Bien que développant des éléments narratifs différents mis en scène de façon dissemblable, After blue (paradis sale) et Bruno Reidal posent tous deux, frontalement, la même question : celle du désir, de son origine, de sa reconnaissance, et surtout de son acceptation. Tout comme Roxy, Bruno Reidal ne cherche rien d’autre qu’un mode d’emploi des désirs qu’il sent germer puis s’agiter en lui. Comment les laisser s’épanouir sans craindre les censures sociales, réelles ou fantasmées, et leurs menaces de jugement, de rejet, de punition ? Comment les accepter sans céder à l’auto-censure, si prompte à gâter le plaisir qui en résulte de gêne, sinon de honte, au risque de la frustration ?

Les deux affrontent les mêmes démons. Roxy de l’intérieur, Bruno Reidal de l’extérieur, et si on disséquait celui-ci, il est probable que ses entrailles ressembleraient à s’y méprendre au petit monde de celle-là.

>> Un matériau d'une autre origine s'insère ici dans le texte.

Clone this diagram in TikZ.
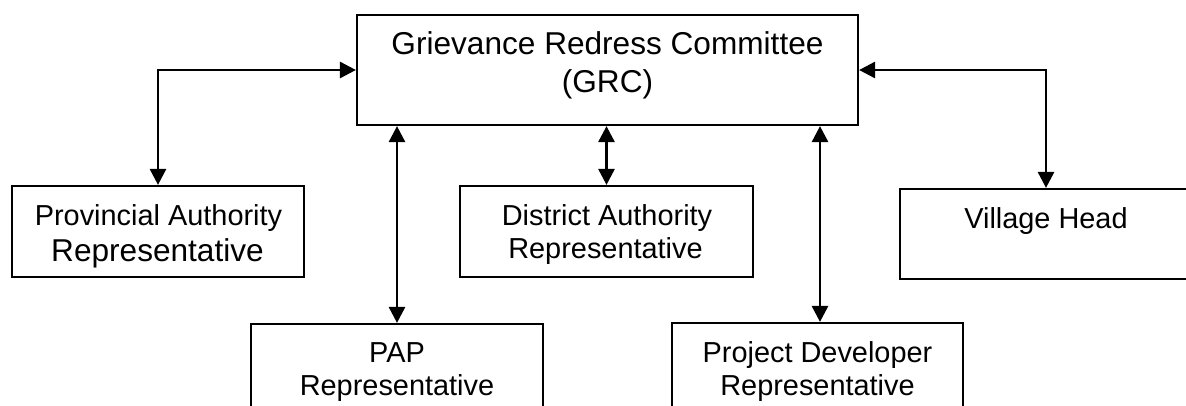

Les films se télescopent, se mêlent et se complètent, tendant au spectateur un miroir dans lequel il peut distinguer le reflet de ses propres désirs. La promesse du cinéma est, toute entière, là, dans l’opportunité offerte de rameuter des souvenirs enfouis, de réveiller des émotions dispersées, de convoquer des espoirs relégués, de « plonger au fond du gouffre, enfer ou ciel qu’importe, au fond de l’inconnu pour trouver du nouveau ».